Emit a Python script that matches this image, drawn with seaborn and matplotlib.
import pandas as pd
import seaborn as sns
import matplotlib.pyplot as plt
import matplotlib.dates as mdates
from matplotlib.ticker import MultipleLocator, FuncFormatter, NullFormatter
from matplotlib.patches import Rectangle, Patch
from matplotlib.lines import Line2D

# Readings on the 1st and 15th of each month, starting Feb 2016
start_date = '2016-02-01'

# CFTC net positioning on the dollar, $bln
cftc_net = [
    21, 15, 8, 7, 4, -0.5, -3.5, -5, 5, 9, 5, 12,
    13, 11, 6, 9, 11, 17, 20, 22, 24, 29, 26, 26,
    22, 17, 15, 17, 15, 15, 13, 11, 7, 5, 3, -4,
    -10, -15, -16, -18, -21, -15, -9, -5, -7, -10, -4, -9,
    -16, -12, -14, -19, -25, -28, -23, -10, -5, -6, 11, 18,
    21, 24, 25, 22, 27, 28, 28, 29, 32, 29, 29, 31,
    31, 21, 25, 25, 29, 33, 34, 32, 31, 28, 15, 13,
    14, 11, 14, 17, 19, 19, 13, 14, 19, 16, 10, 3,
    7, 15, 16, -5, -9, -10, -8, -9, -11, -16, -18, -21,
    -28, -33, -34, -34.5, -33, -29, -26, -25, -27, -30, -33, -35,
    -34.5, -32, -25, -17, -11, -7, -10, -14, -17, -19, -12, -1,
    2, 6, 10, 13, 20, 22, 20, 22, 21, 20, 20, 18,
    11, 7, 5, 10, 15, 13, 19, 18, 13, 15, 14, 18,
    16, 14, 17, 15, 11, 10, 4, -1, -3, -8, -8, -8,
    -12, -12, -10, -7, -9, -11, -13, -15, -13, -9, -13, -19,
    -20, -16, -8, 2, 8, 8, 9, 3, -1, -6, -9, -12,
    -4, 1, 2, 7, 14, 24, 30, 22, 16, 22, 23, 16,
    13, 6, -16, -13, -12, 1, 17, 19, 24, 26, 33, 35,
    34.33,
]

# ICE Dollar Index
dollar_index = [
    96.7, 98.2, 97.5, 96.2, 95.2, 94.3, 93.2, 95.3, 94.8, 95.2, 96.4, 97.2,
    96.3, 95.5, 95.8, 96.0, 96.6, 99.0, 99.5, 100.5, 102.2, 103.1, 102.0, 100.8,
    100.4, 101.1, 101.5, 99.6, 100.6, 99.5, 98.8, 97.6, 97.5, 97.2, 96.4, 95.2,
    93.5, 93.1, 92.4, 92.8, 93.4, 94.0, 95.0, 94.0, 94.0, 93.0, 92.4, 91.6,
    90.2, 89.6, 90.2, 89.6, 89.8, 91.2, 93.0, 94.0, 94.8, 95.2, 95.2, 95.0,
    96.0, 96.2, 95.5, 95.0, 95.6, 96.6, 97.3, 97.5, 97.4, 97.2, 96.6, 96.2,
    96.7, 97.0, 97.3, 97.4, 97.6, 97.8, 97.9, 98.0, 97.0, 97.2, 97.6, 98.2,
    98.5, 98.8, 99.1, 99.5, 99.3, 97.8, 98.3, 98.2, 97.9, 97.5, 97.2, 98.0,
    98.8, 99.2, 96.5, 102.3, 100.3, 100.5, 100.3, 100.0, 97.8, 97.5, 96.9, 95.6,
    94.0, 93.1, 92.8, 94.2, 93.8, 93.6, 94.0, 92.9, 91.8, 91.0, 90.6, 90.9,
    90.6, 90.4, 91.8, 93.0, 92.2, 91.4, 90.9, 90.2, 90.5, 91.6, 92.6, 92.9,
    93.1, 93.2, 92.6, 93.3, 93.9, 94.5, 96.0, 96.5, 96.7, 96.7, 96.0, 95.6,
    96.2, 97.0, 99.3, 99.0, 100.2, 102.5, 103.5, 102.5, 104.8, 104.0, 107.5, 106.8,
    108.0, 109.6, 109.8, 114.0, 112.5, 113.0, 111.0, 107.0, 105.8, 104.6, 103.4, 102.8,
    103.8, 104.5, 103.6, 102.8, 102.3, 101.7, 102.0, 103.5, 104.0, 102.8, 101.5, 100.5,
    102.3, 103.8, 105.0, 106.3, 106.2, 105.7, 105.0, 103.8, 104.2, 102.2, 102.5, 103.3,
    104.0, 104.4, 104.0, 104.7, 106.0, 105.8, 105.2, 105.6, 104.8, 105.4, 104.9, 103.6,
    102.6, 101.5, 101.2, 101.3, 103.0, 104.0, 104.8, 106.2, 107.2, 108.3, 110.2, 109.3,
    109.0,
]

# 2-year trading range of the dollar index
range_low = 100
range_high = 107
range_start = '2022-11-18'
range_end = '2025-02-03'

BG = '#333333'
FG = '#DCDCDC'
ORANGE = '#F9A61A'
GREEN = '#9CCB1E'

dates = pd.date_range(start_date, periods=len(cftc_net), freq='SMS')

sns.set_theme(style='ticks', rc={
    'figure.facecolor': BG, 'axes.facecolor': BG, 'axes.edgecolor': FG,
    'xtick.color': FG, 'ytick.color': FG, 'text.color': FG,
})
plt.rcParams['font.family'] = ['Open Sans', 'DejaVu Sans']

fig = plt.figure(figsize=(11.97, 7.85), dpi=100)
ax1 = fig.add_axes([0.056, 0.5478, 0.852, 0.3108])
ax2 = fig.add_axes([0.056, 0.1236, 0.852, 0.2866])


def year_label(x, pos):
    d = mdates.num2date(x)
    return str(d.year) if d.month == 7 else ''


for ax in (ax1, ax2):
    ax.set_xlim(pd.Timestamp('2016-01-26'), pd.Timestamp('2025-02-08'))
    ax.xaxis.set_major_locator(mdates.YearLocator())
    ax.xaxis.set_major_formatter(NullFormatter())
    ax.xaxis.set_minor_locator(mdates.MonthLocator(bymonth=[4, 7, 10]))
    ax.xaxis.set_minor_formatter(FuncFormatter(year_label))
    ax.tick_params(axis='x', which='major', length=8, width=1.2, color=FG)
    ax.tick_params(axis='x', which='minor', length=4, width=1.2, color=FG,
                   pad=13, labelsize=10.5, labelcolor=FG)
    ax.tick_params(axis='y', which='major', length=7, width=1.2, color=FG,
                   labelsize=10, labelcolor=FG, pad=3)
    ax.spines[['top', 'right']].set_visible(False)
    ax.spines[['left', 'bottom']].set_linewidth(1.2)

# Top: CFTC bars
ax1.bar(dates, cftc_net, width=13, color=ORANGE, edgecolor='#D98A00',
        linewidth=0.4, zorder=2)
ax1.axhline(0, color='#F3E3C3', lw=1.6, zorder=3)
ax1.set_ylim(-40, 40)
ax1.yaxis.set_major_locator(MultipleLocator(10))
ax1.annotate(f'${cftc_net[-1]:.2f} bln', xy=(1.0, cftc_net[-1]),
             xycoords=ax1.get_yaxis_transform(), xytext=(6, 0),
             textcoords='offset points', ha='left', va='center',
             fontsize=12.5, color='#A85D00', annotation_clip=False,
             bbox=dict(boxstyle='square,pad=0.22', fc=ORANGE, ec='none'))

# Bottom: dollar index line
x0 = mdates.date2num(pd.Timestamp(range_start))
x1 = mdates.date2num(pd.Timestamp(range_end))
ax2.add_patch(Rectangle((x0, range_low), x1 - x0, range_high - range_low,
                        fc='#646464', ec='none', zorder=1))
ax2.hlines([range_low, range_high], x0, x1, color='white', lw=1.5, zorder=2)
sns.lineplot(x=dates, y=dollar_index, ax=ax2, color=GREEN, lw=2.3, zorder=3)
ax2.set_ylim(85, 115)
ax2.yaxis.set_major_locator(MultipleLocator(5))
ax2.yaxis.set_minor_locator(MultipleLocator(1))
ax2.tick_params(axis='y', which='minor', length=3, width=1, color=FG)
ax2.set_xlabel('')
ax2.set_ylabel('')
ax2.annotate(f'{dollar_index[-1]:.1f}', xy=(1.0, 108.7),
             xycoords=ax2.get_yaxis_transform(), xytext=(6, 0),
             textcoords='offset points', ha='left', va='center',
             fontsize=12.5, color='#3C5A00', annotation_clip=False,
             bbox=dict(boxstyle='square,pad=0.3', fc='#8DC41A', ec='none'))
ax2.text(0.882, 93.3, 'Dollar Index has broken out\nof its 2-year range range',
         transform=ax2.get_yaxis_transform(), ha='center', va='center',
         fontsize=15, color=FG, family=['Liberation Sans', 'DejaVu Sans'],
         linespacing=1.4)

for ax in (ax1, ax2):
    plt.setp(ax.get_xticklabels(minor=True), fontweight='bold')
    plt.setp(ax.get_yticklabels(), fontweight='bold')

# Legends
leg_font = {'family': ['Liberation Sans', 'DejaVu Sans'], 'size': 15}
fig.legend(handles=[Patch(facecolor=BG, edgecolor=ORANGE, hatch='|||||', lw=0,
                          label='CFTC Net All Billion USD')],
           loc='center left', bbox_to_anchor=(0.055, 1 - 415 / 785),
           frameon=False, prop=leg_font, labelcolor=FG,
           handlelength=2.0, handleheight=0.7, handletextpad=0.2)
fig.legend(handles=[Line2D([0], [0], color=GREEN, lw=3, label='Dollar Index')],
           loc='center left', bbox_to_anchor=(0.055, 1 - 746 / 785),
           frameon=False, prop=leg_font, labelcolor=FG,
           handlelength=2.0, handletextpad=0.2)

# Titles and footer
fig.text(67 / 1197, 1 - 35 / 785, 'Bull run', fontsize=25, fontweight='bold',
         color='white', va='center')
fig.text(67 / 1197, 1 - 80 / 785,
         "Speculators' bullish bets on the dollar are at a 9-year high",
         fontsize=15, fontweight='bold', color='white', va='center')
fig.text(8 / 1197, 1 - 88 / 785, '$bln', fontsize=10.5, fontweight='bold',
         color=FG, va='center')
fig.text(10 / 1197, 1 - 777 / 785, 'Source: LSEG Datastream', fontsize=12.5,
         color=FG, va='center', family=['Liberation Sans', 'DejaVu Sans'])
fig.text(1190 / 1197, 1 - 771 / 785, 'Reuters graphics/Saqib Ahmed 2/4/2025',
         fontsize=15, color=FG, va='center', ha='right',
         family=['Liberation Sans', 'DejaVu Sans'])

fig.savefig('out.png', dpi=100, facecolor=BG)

┄┄┄┄┄┄┄┄┄┄

* **WRITTEN PROBLEM**: Starting at the first line of the material above, reproduce each line exactly up to and including the line with "start_date = '2016-02-01'".

* **TASK RESPONSE**:
Emit a Python script that matches this image, drawn with seaborn and matplotlib.
import pandas as pd
import seaborn as sns
import matplotlib.pyplot as plt
import matplotlib.dates as mdates
from matplotlib.ticker import MultipleLocator, FuncFormatter, NullFormatter
from matplotlib.patches import Rectangle, Patch
from matplotlib.lines import Line2D

# Readings on the 1st and 15th of each month, starting Feb 2016
start_date = '2016-02-01'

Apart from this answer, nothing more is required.